Output the material below in full, exactly as it is.

**DATA SECTION:**
** begin **

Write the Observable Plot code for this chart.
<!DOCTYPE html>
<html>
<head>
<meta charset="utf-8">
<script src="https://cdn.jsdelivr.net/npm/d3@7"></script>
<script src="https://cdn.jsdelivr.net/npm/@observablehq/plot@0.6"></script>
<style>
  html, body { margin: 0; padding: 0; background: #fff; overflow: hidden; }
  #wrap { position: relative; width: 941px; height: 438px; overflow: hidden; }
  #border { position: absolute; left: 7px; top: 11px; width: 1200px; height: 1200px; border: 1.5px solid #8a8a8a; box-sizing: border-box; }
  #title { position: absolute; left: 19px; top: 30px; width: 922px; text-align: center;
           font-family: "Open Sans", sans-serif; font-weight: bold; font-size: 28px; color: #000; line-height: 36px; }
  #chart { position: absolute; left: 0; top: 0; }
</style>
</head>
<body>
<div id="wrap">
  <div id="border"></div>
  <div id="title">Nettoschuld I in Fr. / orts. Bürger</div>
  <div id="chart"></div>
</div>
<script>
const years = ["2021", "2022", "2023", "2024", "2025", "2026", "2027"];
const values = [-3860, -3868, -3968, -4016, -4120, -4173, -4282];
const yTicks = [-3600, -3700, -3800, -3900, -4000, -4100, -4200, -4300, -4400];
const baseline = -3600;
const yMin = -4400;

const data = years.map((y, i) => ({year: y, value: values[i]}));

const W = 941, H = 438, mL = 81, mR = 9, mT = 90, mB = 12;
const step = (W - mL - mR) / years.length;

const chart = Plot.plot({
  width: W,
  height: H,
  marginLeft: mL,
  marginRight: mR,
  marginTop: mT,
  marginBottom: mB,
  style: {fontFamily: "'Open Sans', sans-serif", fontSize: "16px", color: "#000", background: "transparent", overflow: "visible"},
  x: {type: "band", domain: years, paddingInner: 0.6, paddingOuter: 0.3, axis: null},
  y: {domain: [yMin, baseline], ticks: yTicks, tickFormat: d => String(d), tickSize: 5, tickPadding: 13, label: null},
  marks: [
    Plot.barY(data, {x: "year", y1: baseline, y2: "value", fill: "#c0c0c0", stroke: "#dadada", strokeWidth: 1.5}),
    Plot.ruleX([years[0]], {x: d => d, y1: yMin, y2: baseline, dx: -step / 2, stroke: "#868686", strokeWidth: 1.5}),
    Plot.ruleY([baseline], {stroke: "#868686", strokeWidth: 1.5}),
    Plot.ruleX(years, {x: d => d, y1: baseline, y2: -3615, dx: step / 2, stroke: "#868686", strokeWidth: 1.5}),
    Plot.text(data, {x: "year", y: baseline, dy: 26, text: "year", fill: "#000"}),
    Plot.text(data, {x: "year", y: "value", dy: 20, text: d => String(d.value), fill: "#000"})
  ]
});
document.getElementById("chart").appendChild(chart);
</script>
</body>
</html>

** end **

**RESPONSE BELOW:**
Write the Observable Plot code for this chart.
<!DOCTYPE html>
<html>
<head>
<meta charset="utf-8">
<script src="https://cdn.jsdelivr.net/npm/d3@7"></script>
<script src="https://cdn.jsdelivr.net/npm/@observablehq/plot@0.6"></script>
<style>
  html, body { margin: 0; padding: 0; background: #fff; overflow: hidden; }
  #wrap { position: relative; width: 941px; height: 438px; overflow: hidden; }
  #border { position: absolute; left: 7px; top: 11px; width: 1200px; height: 1200px; border: 1.5px solid #8a8a8a; box-sizing: border-box; }
  #title { position: absolute; left: 19px; top: 30px; width: 922px; text-align: center;
           font-family: "Open Sans", sans-serif; font-weight: bold; font-size: 28px; color: #000; line-height: 36px; }
  #chart { position: absolute; left: 0; top: 0; }
</style>
</head>
<body>
<div id="wrap">
  <div id="border"></div>
  <div id="title">Nettoschuld I in Fr. / orts. Bürger</div>
  <div id="chart"></div>
</div>
<script>
const years = ["2021", "2022", "2023", "2024", "2025", "2026", "2027"];
const values = [-3860, -3868, -3968, -4016, -4120, -4173, -4282];
const yTicks = [-3600, -3700, -3800, -3900, -4000, -4100, -4200, -4300, -4400];
const baseline = -3600;
const yMin = -4400;

const data = years.map((y, i) => ({year: y, value: values[i]}));

const W = 941, H = 438, mL = 81, mR = 9, mT = 90, mB = 12;
const step = (W - mL - mR) / years.length;

const chart = Plot.plot({
  width: W,
  height: H,
  marginLeft: mL,
  marginRight: mR,
  marginTop: mT,
  marginBottom: mB,
  style: {fontFamily: "'Open Sans', sans-serif", fontSize: "16px", color: "#000", background: "transparent", overflow: "visible"},
  x: {type: "band", domain: years, paddingInner: 0.6, paddingOuter: 0.3, axis: null},
  y: {domain: [yMin, baseline], ticks: yTicks, tickFormat: d => String(d), tickSize: 5, tickPadding: 13, label: null},
  marks: [
    Plot.barY(data, {x: "year", y1: baseline, y2: "value", fill: "#c0c0c0", stroke: "#dadada", strokeWidth: 1.5}),
    Plot.ruleX([years[0]], {x: d => d, y1: yMin, y2: baseline, dx: -step / 2, stroke: "#868686", strokeWidth: 1.5}),
    Plot.ruleY([baseline], {stroke: "#868686", strokeWidth: 1.5}),
    Plot.ruleX(years, {x: d => d, y1: baseline, y2: -3615, dx: step / 2, stroke: "#868686", strokeWidth: 1.5}),
    Plot.text(data, {x: "year", y: baseline, dy: 26, text: "year", fill: "#000"}),
    Plot.text(data, {x: "year", y: "value", dy: 20, text: d => String(d.value), fill: "#000"})
  ]
});
document.getElementById("chart").appendChild(chart);
</script>
</body>
</html>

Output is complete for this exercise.